Restate the whole listing word for word. Pictures are left out.

_Provided material_.
-- Start --
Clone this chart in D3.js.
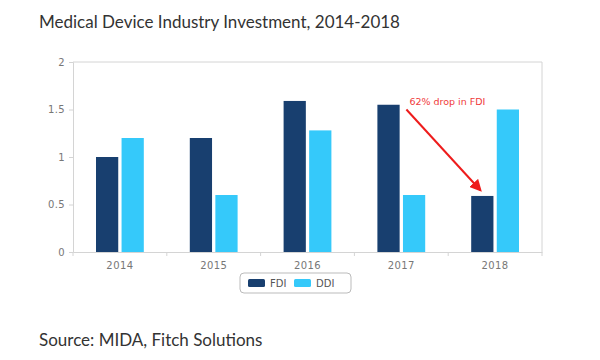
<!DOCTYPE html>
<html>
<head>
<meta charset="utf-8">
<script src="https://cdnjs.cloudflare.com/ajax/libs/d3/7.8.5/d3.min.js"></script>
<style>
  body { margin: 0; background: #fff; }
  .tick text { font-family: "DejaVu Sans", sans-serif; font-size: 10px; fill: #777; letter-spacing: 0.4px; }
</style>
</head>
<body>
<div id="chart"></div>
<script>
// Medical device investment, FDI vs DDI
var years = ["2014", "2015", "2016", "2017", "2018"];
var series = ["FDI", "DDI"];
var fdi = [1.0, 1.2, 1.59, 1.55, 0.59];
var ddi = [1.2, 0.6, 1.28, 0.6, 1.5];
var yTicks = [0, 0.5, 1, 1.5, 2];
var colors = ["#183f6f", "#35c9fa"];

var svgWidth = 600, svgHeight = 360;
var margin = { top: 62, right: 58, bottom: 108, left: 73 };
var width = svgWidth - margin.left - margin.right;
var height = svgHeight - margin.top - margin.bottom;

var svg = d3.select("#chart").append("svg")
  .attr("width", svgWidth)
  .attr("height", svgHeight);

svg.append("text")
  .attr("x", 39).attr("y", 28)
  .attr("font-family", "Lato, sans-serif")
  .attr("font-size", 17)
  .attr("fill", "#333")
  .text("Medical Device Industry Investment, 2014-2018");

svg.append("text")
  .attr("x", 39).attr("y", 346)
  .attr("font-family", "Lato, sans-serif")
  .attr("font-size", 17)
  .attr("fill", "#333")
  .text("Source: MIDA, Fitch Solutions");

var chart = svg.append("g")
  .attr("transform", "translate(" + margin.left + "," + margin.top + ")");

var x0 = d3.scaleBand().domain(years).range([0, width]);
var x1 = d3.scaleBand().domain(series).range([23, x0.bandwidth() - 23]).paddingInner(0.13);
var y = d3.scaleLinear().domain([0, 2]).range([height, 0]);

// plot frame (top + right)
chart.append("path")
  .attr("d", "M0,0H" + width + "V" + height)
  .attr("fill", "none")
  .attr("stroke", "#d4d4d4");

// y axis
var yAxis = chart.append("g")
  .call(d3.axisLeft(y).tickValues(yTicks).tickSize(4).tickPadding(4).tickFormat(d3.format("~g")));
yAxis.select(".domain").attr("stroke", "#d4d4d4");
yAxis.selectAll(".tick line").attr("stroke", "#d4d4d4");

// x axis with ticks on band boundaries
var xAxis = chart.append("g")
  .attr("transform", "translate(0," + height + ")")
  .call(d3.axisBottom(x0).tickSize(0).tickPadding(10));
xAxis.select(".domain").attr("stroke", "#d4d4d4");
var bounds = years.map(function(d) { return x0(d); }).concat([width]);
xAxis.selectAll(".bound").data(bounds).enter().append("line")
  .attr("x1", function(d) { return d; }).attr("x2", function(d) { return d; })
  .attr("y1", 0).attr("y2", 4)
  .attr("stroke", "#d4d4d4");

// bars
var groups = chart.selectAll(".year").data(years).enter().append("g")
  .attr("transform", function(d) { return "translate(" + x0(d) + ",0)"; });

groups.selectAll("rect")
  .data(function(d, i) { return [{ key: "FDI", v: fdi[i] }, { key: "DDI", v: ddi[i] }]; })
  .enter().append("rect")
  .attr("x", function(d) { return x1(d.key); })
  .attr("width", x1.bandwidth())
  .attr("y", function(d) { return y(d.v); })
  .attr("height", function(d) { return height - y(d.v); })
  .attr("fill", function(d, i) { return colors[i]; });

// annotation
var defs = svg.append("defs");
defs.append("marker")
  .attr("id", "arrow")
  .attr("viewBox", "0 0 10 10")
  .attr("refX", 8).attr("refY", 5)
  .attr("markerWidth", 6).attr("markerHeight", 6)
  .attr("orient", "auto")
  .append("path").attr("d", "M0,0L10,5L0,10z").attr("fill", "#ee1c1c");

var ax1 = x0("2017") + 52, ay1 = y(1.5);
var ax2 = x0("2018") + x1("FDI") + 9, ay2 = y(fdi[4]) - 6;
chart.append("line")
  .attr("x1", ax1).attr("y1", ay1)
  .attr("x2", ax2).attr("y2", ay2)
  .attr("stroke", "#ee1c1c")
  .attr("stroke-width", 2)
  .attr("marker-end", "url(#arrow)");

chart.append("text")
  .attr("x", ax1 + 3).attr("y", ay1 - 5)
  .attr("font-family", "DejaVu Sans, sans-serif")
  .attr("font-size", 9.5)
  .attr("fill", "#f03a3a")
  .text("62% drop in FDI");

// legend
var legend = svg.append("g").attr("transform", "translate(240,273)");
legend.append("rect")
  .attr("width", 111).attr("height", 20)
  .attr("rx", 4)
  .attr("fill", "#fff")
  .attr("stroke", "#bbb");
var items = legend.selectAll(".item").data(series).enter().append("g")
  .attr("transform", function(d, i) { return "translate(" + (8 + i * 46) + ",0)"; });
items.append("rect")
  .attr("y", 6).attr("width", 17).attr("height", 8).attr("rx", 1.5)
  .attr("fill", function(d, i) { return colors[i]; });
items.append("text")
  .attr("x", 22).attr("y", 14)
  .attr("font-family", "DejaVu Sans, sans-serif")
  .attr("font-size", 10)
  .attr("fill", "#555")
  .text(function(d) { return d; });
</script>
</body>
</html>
-- End --
_Finished exercise_.
Clone this chart in D3.js.
<!DOCTYPE html>
<html>
<head>
<meta charset="utf-8">
<script src="https://cdnjs.cloudflare.com/ajax/libs/d3/7.8.5/d3.min.js"></script>
<style>
  body { margin: 0; background: #fff; }
  .tick text { font-family: "DejaVu Sans", sans-serif; font-size: 10px; fill: #777; letter-spacing: 0.4px; }
</style>
</head>
<body>
<div id="chart"></div>
<script>
// Medical device investment, FDI vs DDI
var years = ["2014", "2015", "2016", "2017", "2018"];
var series = ["FDI", "DDI"];
var fdi = [1.0, 1.2, 1.59, 1.55, 0.59];
var ddi = [1.2, 0.6, 1.28, 0.6, 1.5];
var yTicks = [0, 0.5, 1, 1.5, 2];
var colors = ["#183f6f", "#35c9fa"];

var svgWidth = 600, svgHeight = 360;
var margin = { top: 62, right: 58, bottom: 108, left: 73 };
var width = svgWidth - margin.left - margin.right;
var height = svgHeight - margin.top - margin.bottom;

var svg = d3.select("#chart").append("svg")
  .attr("width", svgWidth)
  .attr("height", svgHeight);

svg.append("text")
  .attr("x", 39).attr("y", 28)
  .attr("font-family", "Lato, sans-serif")
  .attr("font-size", 17)
  .attr("fill", "#333")
  .text("Medical Device Industry Investment, 2014-2018");

svg.append("text")
  .attr("x", 39).attr("y", 346)
  .attr("font-family", "Lato, sans-serif")
  .attr("font-size", 17)
  .attr("fill", "#333")
  .text("Source: MIDA, Fitch Solutions");

var chart = svg.append("g")
  .attr("transform", "translate(" + margin.left + "," + margin.top + ")");

var x0 = d3.scaleBand().domain(years).range([0, width]);
var x1 = d3.scaleBand().domain(series).range([23, x0.bandwidth() - 23]).paddingInner(0.13);
var y = d3.scaleLinear().domain([0, 2]).range([height, 0]);

// plot frame (top + right)
chart.append("path")
  .attr("d", "M0,0H" + width + "V" + height)
  .attr("fill", "none")
  .attr("stroke", "#d4d4d4");

// y axis
var yAxis = chart.append("g")
  .call(d3.axisLeft(y).tickValues(yTicks).tickSize(4).tickPadding(4).tickFormat(d3.format("~g")));
yAxis.select(".domain").attr("stroke", "#d4d4d4");
yAxis.selectAll(".tick line").attr("stroke", "#d4d4d4");

// x axis with ticks on band boundaries
var xAxis = chart.append("g")
  .attr("transform", "translate(0," + height + ")")
  .call(d3.axisBottom(x0).tickSize(0).tickPadding(10));
xAxis.select(".domain").attr("stroke", "#d4d4d4");
var bounds = years.map(function(d) { return x0(d); }).concat([width]);
xAxis.selectAll(".bound").data(bounds).enter().append("line")
  .attr("x1", function(d) { return d; }).attr("x2", function(d) { return d; })
  .attr("y1", 0).attr("y2", 4)
  .attr("stroke", "#d4d4d4");

// bars
var groups = chart.selectAll(".year").data(years).enter().append("g")
  .attr("transform", function(d) { return "translate(" + x0(d) + ",0)"; });

groups.selectAll("rect")
  .data(function(d, i) { return [{ key: "FDI", v: fdi[i] }, { key: "DDI", v: ddi[i] }]; })
  .enter().append("rect")
  .attr("x", function(d) { return x1(d.key); })
  .attr("width", x1.bandwidth())
  .attr("y", function(d) { return y(d.v); })
  .attr("height", function(d) { return height - y(d.v); })
  .attr("fill", function(d, i) { return colors[i]; });

// annotation
var defs = svg.append("defs");
defs.append("marker")
  .attr("id", "arrow")
  .attr("viewBox", "0 0 10 10")
  .attr("refX", 8).attr("refY", 5)
  .attr("markerWidth", 6).attr("markerHeight", 6)
  .attr("orient", "auto")
  .append("path").attr("d", "M0,0L10,5L0,10z").attr("fill", "#ee1c1c");

var ax1 = x0("2017") + 52, ay1 = y(1.5);
var ax2 = x0("2018") + x1("FDI") + 9, ay2 = y(fdi[4]) - 6;
chart.append("line")
  .attr("x1", ax1).attr("y1", ay1)
  .attr("x2", ax2).attr("y2", ay2)
  .attr("stroke", "#ee1c1c")
  .attr("stroke-width", 2)
  .attr("marker-end", "url(#arrow)");

chart.append("text")
  .attr("x", ax1 + 3).attr("y", ay1 - 5)
  .attr("font-family", "DejaVu Sans, sans-serif")
  .attr("font-size", 9.5)
  .attr("fill", "#f03a3a")
  .text("62% drop in FDI");

// legend
var legend = svg.append("g").attr("transform", "translate(240,273)");
legend.append("rect")
  .attr("width", 111).attr("height", 20)
  .attr("rx", 4)
  .attr("fill", "#fff")
  .attr("stroke", "#bbb");
var items = legend.selectAll(".item").data(series).enter().append("g")
  .attr("transform", function(d, i) { return "translate(" + (8 + i * 46) + ",0)"; });
items.append("rect")
  .attr("y", 6).attr("width", 17).attr("height", 8).attr("rx", 1.5)
  .attr("fill", function(d, i) { return colors[i]; });
items.append("text")
  .attr("x", 22).attr("y", 14)
  .attr("font-family", "DejaVu Sans, sans-serif")
  .attr("font-size", 10)
  .attr("fill", "#555")
  .text(function(d) { return d; });
</script>
</body>
</html>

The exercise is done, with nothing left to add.